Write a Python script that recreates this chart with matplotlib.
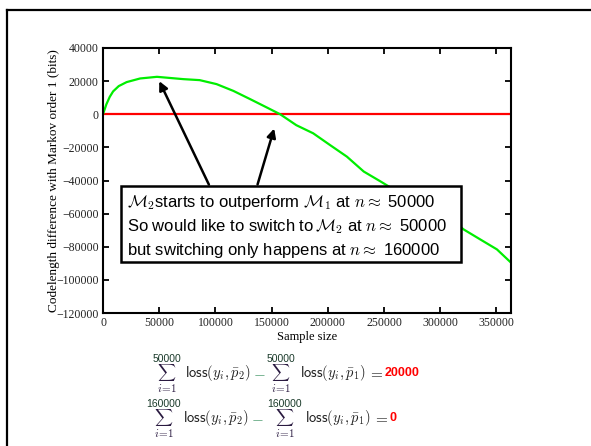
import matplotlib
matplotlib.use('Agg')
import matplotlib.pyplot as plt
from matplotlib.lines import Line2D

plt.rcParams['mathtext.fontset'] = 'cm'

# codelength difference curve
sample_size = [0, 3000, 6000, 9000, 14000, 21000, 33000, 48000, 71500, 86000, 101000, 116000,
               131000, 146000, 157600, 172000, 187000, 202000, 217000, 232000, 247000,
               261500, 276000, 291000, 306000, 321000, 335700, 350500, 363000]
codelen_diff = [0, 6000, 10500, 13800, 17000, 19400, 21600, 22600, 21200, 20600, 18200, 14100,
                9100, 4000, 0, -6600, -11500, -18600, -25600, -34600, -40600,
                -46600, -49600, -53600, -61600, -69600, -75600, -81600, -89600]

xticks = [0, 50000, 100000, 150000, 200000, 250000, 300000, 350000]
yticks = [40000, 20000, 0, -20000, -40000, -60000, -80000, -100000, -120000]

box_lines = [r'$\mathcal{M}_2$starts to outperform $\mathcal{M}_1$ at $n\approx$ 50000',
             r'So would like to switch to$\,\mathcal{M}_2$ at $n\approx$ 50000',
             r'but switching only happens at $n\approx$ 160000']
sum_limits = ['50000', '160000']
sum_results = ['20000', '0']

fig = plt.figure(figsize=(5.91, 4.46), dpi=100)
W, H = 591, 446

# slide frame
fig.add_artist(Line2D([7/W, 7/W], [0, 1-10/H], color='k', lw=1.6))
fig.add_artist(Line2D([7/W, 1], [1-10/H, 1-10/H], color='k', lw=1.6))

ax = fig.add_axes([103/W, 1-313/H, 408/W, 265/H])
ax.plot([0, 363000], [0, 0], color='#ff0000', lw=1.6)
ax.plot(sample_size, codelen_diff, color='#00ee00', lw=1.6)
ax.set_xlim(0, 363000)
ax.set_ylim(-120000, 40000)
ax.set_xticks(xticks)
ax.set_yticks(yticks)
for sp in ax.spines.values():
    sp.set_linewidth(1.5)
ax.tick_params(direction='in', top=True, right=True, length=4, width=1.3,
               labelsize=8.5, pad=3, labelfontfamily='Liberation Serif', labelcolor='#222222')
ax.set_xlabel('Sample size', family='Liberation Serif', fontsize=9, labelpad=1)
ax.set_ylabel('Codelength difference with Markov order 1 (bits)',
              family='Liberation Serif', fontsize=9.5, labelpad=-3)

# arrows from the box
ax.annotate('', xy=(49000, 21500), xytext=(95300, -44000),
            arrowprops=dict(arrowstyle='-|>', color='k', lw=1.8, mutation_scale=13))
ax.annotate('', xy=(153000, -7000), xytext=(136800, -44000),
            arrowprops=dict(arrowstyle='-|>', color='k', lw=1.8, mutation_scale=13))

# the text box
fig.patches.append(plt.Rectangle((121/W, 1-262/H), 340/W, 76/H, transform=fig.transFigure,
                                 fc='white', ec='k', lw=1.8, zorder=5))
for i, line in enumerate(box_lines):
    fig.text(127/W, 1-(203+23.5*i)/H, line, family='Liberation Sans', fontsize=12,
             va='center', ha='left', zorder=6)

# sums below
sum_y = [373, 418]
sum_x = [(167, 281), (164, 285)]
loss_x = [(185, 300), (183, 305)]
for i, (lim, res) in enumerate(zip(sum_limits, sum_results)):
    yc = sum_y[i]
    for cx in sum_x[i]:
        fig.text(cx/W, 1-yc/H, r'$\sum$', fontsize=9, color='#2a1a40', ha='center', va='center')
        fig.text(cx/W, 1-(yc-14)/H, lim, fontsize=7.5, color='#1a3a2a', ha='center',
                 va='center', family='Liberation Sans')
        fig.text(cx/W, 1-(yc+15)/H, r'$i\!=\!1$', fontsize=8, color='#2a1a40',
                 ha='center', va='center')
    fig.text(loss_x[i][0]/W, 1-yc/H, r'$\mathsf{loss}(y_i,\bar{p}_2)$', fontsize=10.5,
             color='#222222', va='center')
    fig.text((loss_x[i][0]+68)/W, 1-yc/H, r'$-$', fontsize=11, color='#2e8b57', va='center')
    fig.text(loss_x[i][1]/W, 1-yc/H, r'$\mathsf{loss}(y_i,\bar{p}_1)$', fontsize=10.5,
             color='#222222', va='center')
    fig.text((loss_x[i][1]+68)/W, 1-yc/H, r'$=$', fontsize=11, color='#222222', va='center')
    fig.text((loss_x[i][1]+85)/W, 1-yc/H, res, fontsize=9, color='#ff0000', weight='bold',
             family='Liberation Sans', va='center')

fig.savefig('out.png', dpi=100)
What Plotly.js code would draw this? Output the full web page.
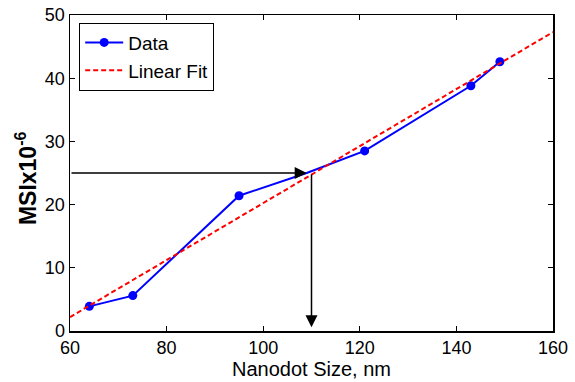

----

PROMPT - Omitting all images, retype each line of the records precisely.

REPLY -
Write a Python script that recreates this chart with matplotlib.
import matplotlib
matplotlib.use('Agg')
import matplotlib.pyplot as plt
from matplotlib.lines import Line2D

plt.rcParams['mathtext.fontset'] = 'cm'

# codelength difference curve
sample_size = [0, 3000, 6000, 9000, 14000, 21000, 33000, 48000, 71500, 86000, 101000, 116000,
               131000, 146000, 157600, 172000, 187000, 202000, 217000, 232000, 247000,
               261500, 276000, 291000, 306000, 321000, 335700, 350500, 363000]
codelen_diff = [0, 6000, 10500, 13800, 17000, 19400, 21600, 22600, 21200, 20600, 18200, 14100,
                9100, 4000, 0, -6600, -11500, -18600, -25600, -34600, -40600,
                -46600, -49600, -53600, -61600, -69600, -75600, -81600, -89600]

xticks = [0, 50000, 100000, 150000, 200000, 250000, 300000, 350000]
yticks = [40000, 20000, 0, -20000, -40000, -60000, -80000, -100000, -120000]

box_lines = [r'$\mathcal{M}_2$starts to outperform $\mathcal{M}_1$ at $n\approx$ 50000',
             r'So would like to switch to$\,\mathcal{M}_2$ at $n\approx$ 50000',
             r'but switching only happens at $n\approx$ 160000']
sum_limits = ['50000', '160000']
sum_results = ['20000', '0']

fig = plt.figure(figsize=(5.91, 4.46), dpi=100)
W, H = 591, 446

# slide frame
fig.add_artist(Line2D([7/W, 7/W], [0, 1-10/H], color='k', lw=1.6))
fig.add_artist(Line2D([7/W, 1], [1-10/H, 1-10/H], color='k', lw=1.6))

ax = fig.add_axes([103/W, 1-313/H, 408/W, 265/H])
ax.plot([0, 363000], [0, 0], color='#ff0000', lw=1.6)
ax.plot(sample_size, codelen_diff, color='#00ee00', lw=1.6)
ax.set_xlim(0, 363000)
ax.set_ylim(-120000, 40000)
ax.set_xticks(xticks)
ax.set_yticks(yticks)
for sp in ax.spines.values():
    sp.set_linewidth(1.5)
ax.tick_params(direction='in', top=True, right=True, length=4, width=1.3,
               labelsize=8.5, pad=3, labelfontfamily='Liberation Serif', labelcolor='#222222')
ax.set_xlabel('Sample size', family='Liberation Serif', fontsize=9, labelpad=1)
ax.set_ylabel('Codelength difference with Markov order 1 (bits)',
              family='Liberation Serif', fontsize=9.5, labelpad=-3)

# arrows from the box
ax.annotate('', xy=(49000, 21500), xytext=(95300, -44000),
            arrowprops=dict(arrowstyle='-|>', color='k', lw=1.8, mutation_scale=13))
ax.annotate('', xy=(153000, -7000), xytext=(136800, -44000),
            arrowprops=dict(arrowstyle='-|>', color='k', lw=1.8, mutation_scale=13))

# the text box
fig.patches.append(plt.Rectangle((121/W, 1-262/H), 340/W, 76/H, transform=fig.transFigure,
                                 fc='white', ec='k', lw=1.8, zorder=5))
for i, line in enumerate(box_lines):
    fig.text(127/W, 1-(203+23.5*i)/H, line, family='Liberation Sans', fontsize=12,
             va='center', ha='left', zorder=6)

# sums below
sum_y = [373, 418]
sum_x = [(167, 281), (164, 285)]
loss_x = [(185, 300), (183, 305)]
for i, (lim, res) in enumerate(zip(sum_limits, sum_results)):
    yc = sum_y[i]
    for cx in sum_x[i]:
        fig.text(cx/W, 1-yc/H, r'$\sum$', fontsize=9, color='#2a1a40', ha='center', va='center')
        fig.text(cx/W, 1-(yc-14)/H, lim, fontsize=7.5, color='#1a3a2a', ha='center',
                 va='center', family='Liberation Sans')
        fig.text(cx/W, 1-(yc+15)/H, r'$i\!=\!1$', fontsize=8, color='#2a1a40',
                 ha='center', va='center')
    fig.text(loss_x[i][0]/W, 1-yc/H, r'$\mathsf{loss}(y_i,\bar{p}_2)$', fontsize=10.5,
             color='#222222', va='center')
    fig.text((loss_x[i][0]+68)/W, 1-yc/H, r'$-$', fontsize=11, color='#2e8b57', va='center')
    fig.text(loss_x[i][1]/W, 1-yc/H, r'$\mathsf{loss}(y_i,\bar{p}_1)$', fontsize=10.5,
             color='#222222', va='center')
    fig.text((loss_x[i][1]+68)/W, 1-yc/H, r'$=$', fontsize=11, color='#222222', va='center')
    fig.text((loss_x[i][1]+85)/W, 1-yc/H, res, fontsize=9, color='#ff0000', weight='bold',
             family='Liberation Sans', va='center')

fig.savefig('out.png', dpi=100)
What Plotly.js code would draw this? Output the full web page.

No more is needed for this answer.